Dʼabord, la codification de la défaite. La «paix» organise la continuité structurelle des avantages du camp fort : finance, corridors, normes, présence capacitaire. On gèle la situation en encadrant juridiquement la marge de manœuvre de lʼautre.
Ensuite, la fonctionnalisation de lʼEurope. LʼUE est décrite comme pilote de sa sécurité ; en réalité, elle se trouve configurée en espace de mobilité militaire, dʼachats coordonnés et de financement. Autonomie proclamée, dépendance opératoire.

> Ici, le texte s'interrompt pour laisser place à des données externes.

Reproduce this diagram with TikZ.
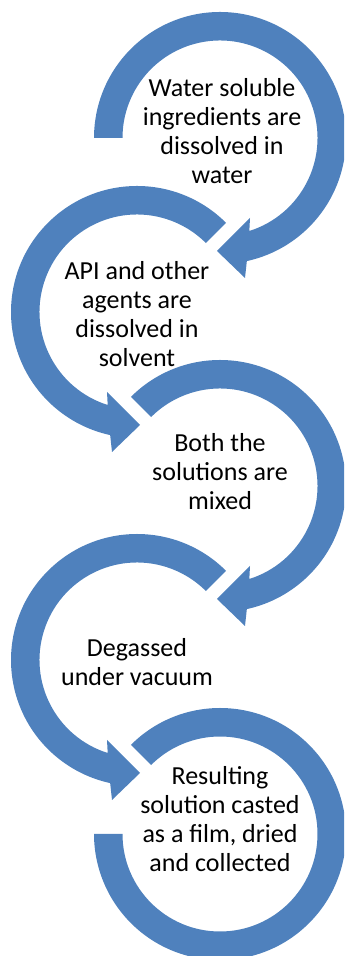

Enfin, la projection systémique. Ce qui se «règle» ici déplace la pression làbas : Baltique, Arctique, Sahel, Indo-Pacifique. La paix régionale nourrit lʼactivation globale.
Et maintenant ?
Plaise au ciel que tout cela soit faux, ou que lʼissue désamorce les lectures les plus sombres. Mais si ces 25 points devaient devenir architecture, il ne sʼagirait pas dʼun cessez-le-feu ; plutôt dʼune paix de procédure, avec grenades dégoupillées dans les notes de bas de page.
La morale de lʼhistoire tient en deux lignes :
• Il est toujours plus facile dʼallumer lʼincendie que de tracer les coupe-feu.
• Quand un «plan de paix» ressemble à un mode dʼemploi pour verrouiller lʼadversaire, on nʼéteint pas la braise ; on la couvre dʼun tissu légalement ignifugé en attendant quʼelle reprenne à lʼair libre.
Puisse-je me tromper de bout en bout : ce serait la meilleure nouvelle. À défaut, restons lucides sur la nature véritable de ce qui se signe quand on dit «paix».